James 4:6-10
But he gives more grace. Therefore it says, “God opposes the proud, but gives grace to the humble.” Submit yourselves therefore to God. Resist the devil, and he will flee from you. Draw near to God, and he will draw near to you. Cleanse your hands, you sinners, and purify your hearts, you double-minded. Be wretched and mourn and weep. Let your laughter be turned to mourning and your joy to gloom. Humble yourselves before the Lord, and he will exalt you.
True Christianity is not a religion based on rules and rituals, but a living relationship with Jesus Christ. Many people reduce Christianity down to attending church meetings and trying not to commit a list of certain sins. But being a Christian is being united with Jesus, a member of His body, with His life in your heart. Jesus should be your focus -- not religious activity -- but the person of Jesus, the Lord and Christ.
1 CORINTHIANS 1:9 God, who has called you into fellowship with his Son Jesus Christ our Lord, is faithful.
Church meetings, Bible reading, etc. can be good, but should not be allowed to become an end in themselves. They are tools to help us know Jesus and walk more closely with Him. But what about laying in the grass, gazing at the sky or walking a nature trail while contemplating the beauty of His creation? Singing worship songs in the shower? What about reading a devotional in the bathroom? Is that sacrilegious?
Jesus isn't looking for your polished, Sunday best appearance or your eloquent prayers. He doesn't care how many times you've gone to church services or mass. He doesn't care if you memorized the Bible or even if you donated millions to charity if you don't know Him personally.
What He does care about is our level of dependence and need for His mercy and grace. He wants us to respond to Him like a child to a father. We cry out with grief or thankfulness from our heart...not a well crafted prayer from a book or one we heard somewhere!
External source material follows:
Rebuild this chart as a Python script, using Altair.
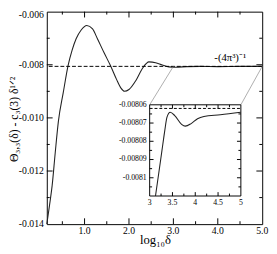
import altair as alt
import pandas as pd

# ---------------- data ----------------
main_x = [0.15, 0.21, 0.27, 0.34, 0.41, 0.52, 0.63, 0.72, 0.81, 0.92, 1.05, 1.18, 1.29, 1.44,
          1.58, 1.72, 1.82, 1.90, 2.00, 2.16, 2.31, 2.45, 2.60, 2.75, 2.90, 3.05, 3.30, 3.60,
          4.00, 4.50, 5.00]
main_y = [-0.01400, -0.01330, -0.01255, -0.01130, -0.01014, -0.00905, -0.00802, -0.00745,
          -0.00702, -0.00670, -0.00652, -0.00665, -0.00702, -0.00755, -0.00802, -0.00855,
          -0.00888, -0.00900, -0.00893, -0.00858, -0.00812, -0.00789, -0.00792, -0.00801,
          -0.00808, -0.00809, -0.00807, -0.00806, -0.00807, -0.00806, -0.00806]

inset_x = [3.128, 3.20, 3.27, 3.33, 3.38, 3.45, 3.55, 3.70, 3.78, 3.91, 4.05, 4.19, 4.55, 5.00]
inset_y = [-0.008110, -0.0080974, -0.008085, -0.0080744, -0.0080668, -0.0080641, -0.0080659,
           -0.0080707, -0.0080717, -0.0080703, -0.0080676, -0.0080664, -0.0080655, -0.0080641]

asymptote_main = [-0.00806]
asymptote_inset = [-0.008062]
connect_x = [3.0, 5.0]
connect_y = [-0.00806, -0.00806]

main_x_labels = [1.0, 2.0, 3.0, 4.0, 5.0]
main_x_label_text = ["1.0", "2.0", "3.0", "4.0", "5.0"]
main_y_top_label = [-0.006]
main_y_top_label_text = ["-0.006"]
main_y_labels = [-0.008, -0.010, -0.012, -0.014]
main_y_label_text = ["-0.008", "-0.010", "-0.012", "-0.014"]
main_x_major = [1.0, 2.0, 3.0, 4.0]
main_x_minor = [0.5, 1.5, 2.5, 3.5, 4.5]
main_y_major = [-0.008, -0.010, -0.012]
main_y_minor = [-0.007, -0.009, -0.011, -0.013]

inset_x_labels = [3.0, 3.5, 4.0, 4.5, 5.0]
inset_x_label_text = ["3", "3.5", "4", "4.5", "5"]
inset_y_labels = [-0.00806, -0.00807, -0.00808, -0.00809, -0.0081]
inset_y_label_text = ["-0.00806", "-0.00807", "-0.00808", "-0.00809", "-0.0081"]
inset_x_major = [3.5, 4.0, 4.5]
inset_x_minor = [3.25, 3.75, 4.25, 4.75]
inset_y_major = [-0.00807, -0.00808, -0.00809, -0.0081]
inset_y_minor = [-0.008065, -0.008075, -0.008085, -0.008095, -0.008105]

label_x = [4.28]
label_y = [-0.00787]
label_text = ["-(4π³)⁻¹"]

x_title = ["log₁₀δ"]
y_title = ["Θ₃,₃(δ) - c₃(3) δ¹ᐟ²"]

# ---------------- layout ----------------
FONT = "Liberation Serif"
W, H = 222, 219
IN_L, IN_R, IN_T, IN_B = 106, 200, 96, 190

xs_main = alt.Scale(domain=[0.15, 5.0], nice=False, zero=False)
ys_main = alt.Scale(domain=[-0.014, -0.006], nice=False, zero=False)
xs_in = alt.Scale(domain=[3.0, 5.0], range=[IN_L, IN_R], nice=False, zero=False)
ys_in = alt.Scale(domain=[-0.00811, -0.00806], range=[IN_B, IN_T], nice=False, zero=False)


def vticks(vals, scale, y0, y1):
    return alt.Chart(pd.DataFrame({"v": vals})).mark_rule(color="black", strokeWidth=1).encode(
        x=alt.X("v:Q", scale=scale, axis=None), y=alt.value(y0), y2=alt.value(y1))


def hticks(vals, scale, x0, x1):
    return alt.Chart(pd.DataFrame({"v": vals})).mark_rule(color="black", strokeWidth=1).encode(
        y=alt.Y("v:Q", scale=scale, axis=None), x=alt.value(x0), x2=alt.value(x1))


def xlabels(vals, texts, scale, ypix, size):
    return alt.Chart(pd.DataFrame({"v": vals, "t": texts})).mark_text(
        font=FONT, fontSize=size, align="center", baseline="top", color="black"
    ).encode(x=alt.X("v:Q", scale=scale, axis=None), y=alt.value(ypix), text="t:N")


def ylabels(vals, texts, scale, xpix, size, dy=0):
    return alt.Chart(pd.DataFrame({"v": vals, "t": texts})).mark_text(
        font=FONT, fontSize=size, align="right", baseline="middle", color="black", dy=dy
    ).encode(y=alt.Y("v:Q", scale=scale, axis=None), x=alt.value(xpix), text="t:N")


# ---------------- main panel ----------------
main_curve = alt.Chart(pd.DataFrame({"x": main_x, "y": main_y})).mark_line(
    color="#222222", strokeWidth=1.1, interpolate="monotone"
).encode(x=alt.X("x:Q", scale=xs_main, axis=None), y=alt.Y("y:Q", scale=ys_main, axis=None))

main_dash = alt.Chart(pd.DataFrame({"a": asymptote_main})).mark_rule(
    color="black", strokeWidth=1, strokeDash=[4, 2]
).encode(y=alt.Y("a:Q", scale=ys_main, axis=None))

conn_df = pd.DataFrame({"x": connect_x, "y": connect_y})
conn_left = alt.Chart(conn_df.iloc[[0]]).mark_rule(color="#888888", strokeWidth=0.7).encode(
    x=alt.X("x:Q", scale=xs_main, axis=None), y=alt.Y("y:Q", scale=ys_main, axis=None),
    x2=alt.value(IN_L), y2=alt.value(IN_T))
conn_right = alt.Chart(conn_df.iloc[[1]]).mark_rule(color="#888888", strokeWidth=0.7).encode(
    x=alt.X("x:Q", scale=xs_main, axis=None), y=alt.Y("y:Q", scale=ys_main, axis=None),
    x2=alt.value(IN_R), y2=alt.value(IN_T))

label = alt.Chart(pd.DataFrame({"x": label_x, "y": label_y, "t": label_text})).mark_text(
    font=FONT, fontSize=11, align="center", baseline="alphabetic", color="black"
).encode(x=alt.X("x:Q", scale=xs_main, axis=None), y=alt.Y("y:Q", scale=ys_main, axis=None),
         text="t:N")

xt = alt.Chart(pd.DataFrame({"t": x_title})).mark_text(
    font=FONT, fontSize=13, align="center", baseline="alphabetic", color="black"
).encode(x=alt.value(112), y=alt.value(239), text="t:N")

yt = alt.Chart(pd.DataFrame({"t": y_title})).mark_text(
    font=FONT, fontSize=12, align="center", baseline="middle", angle=270, color="black"
).encode(x=alt.value(-34), y=alt.value(111), text="t:N")

main = alt.layer(
    main_curve, main_dash,
    vticks(main_x_major, xs_main, H, H - 6), vticks(main_x_minor, xs_main, H, H - 3),
    vticks(main_x_major, xs_main, 0, 6), vticks(main_x_minor, xs_main, 0, 3),
    hticks(main_y_major, ys_main, 0, 6), hticks(main_y_minor, ys_main, 0, 3),
    hticks(main_y_major, ys_main, W, W - 6), hticks(main_y_minor, ys_main, W, W - 3),
    xlabels(main_x_labels, main_x_label_text, xs_main, H + 2, 10),
    ylabels(main_y_labels, main_y_label_text, ys_main, -3, 10),
    ylabels(main_y_top_label, main_y_top_label_text, ys_main, -3, 10, dy=4),
    conn_left, conn_right, label, xt, yt,
)

# ---------------- inset panel ----------------
box = alt.Chart(pd.DataFrame({"x0": [3.0], "x1": [5.0], "y0": [-0.00811], "y1": [-0.00806]})).mark_rect(
    fill="white", stroke="black", strokeWidth=1
).encode(
    x=alt.X("x0:Q", scale=xs_in, axis=None), x2="x1:Q",
    y=alt.Y("y0:Q", scale=ys_in, axis=None), y2="y1:Q",
)

inset_dash = alt.Chart(pd.DataFrame({"x0": [3.0], "x1": [5.0], "a": asymptote_inset})).mark_rule(
    color="black", strokeWidth=1, strokeDash=[3, 2]
).encode(x=alt.X("x0:Q", scale=xs_in, axis=None), x2="x1:Q",
         y=alt.Y("a:Q", scale=ys_in, axis=None))

inset_curve = alt.Chart(pd.DataFrame({"x": inset_x, "y": inset_y})).mark_line(
    color="#222222", strokeWidth=1.1, interpolate="monotone"
).encode(x=alt.X("x:Q", scale=xs_in, axis=None), y=alt.Y("y:Q", scale=ys_in, axis=None))

inset = alt.layer(
    box, inset_dash, inset_curve,
    vticks(inset_x_major, xs_in, IN_B, IN_B - 4), vticks(inset_x_minor, xs_in, IN_B, IN_B - 2.5),
    vticks(inset_x_major, xs_in, IN_T, IN_T + 4), vticks(inset_x_minor, xs_in, IN_T, IN_T + 2.5),
    hticks(inset_y_major, ys_in, IN_L, IN_L + 4), hticks(inset_y_minor, ys_in, IN_L, IN_L + 2.5),
    hticks(inset_y_major, ys_in, IN_R, IN_R - 4), hticks(inset_y_minor, ys_in, IN_R, IN_R - 2.5),
    xlabels(inset_x_labels, inset_x_label_text, xs_in, IN_B + 3, 8),
    ylabels(inset_y_labels, inset_y_label_text, ys_in, IN_L - 3, 8),
)

chart = alt.layer(main, inset).resolve_scale(x="independent", y="independent").properties(
    width=W, height=H,
    autosize=alt.AutoSizeParams(type="none"),
    padding={"left": 40, "top": 0, "right": 7, "bottom": 27},
).configure_view(stroke="black", strokeWidth=1)

chart.save("out.html", embed_options={"renderer": "svg", "actions": False})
And we OBEY Him because of love not religious obligation!
Does Jesus need to be needed? C. S. Lewis points out:
If the world exists not chiefly that we may love God but that God may love us, yet that very fact, on a deeper level, is so for our sakes. If He who in Himself can lack nothing chooses to need us, it is because we need to be needed. Before and behind all the relations of God to man, as we now learn them from Christianity, yawns the abyss of a Divine act of pure giving—the election of man, from nonentity, to be the beloved of God, and therefore (in some sense) the needed and desired of God, who but for that act needs and desires nothing, since He eternally has, and is, all goodness. And that act is for our sakes. It is good for us to know love; and best for us to know the love of the best object, God. But to know it as a love in which we were primarily the wooers and God the wooed, in which we sought and He was found, in which His conformity to our needs, not ours to His, came first, would be to know it in a form false to the very nature of things. For we are only creatures: our role must always be that of patient to agent, female to male, mirror to light, echo to voice. Our highest activity must be response, not initiative. To experience the love of God in a true, and not an illusory form, is therefore to experience it as our surrender to His demand, our conformity to His desire: to experience it in the opposite way is, as it were, a solecism against the grammar of being. From "The Problem of Pain"
The Bible says we are to be faithful; but faithful to what: a religious system, an organization -- or, a Person? Are you serving Jesus -- or serving something else as His substitute? The focus of your life should be to please Jesus like the FATHER He is. And not to place ANYONE OR ANYTHING above Him.
Exodus 20: 4- “You shall not make for yourself a carved image, or any likeness of anything that is in heaven above, or that is in the earth beneath, or that is in the water under the earth. You shall not bow down to them or serve them, for I the Lord your God am a jealous God, visiting the iniquity of the fathers on the children to the third and the fourth generation of those who hate me,
COLOSSIANS 1:18 He is the head of the body, the church; he is the beginning, the firstborn from the dead, so that he might come to have first place in everything.
Does Jesus have first place in your life? In your schedule? If not, why not? In everything, Jesus should be central. Today, I will keep my focus on my constant Companion and Savior Jesus Christ.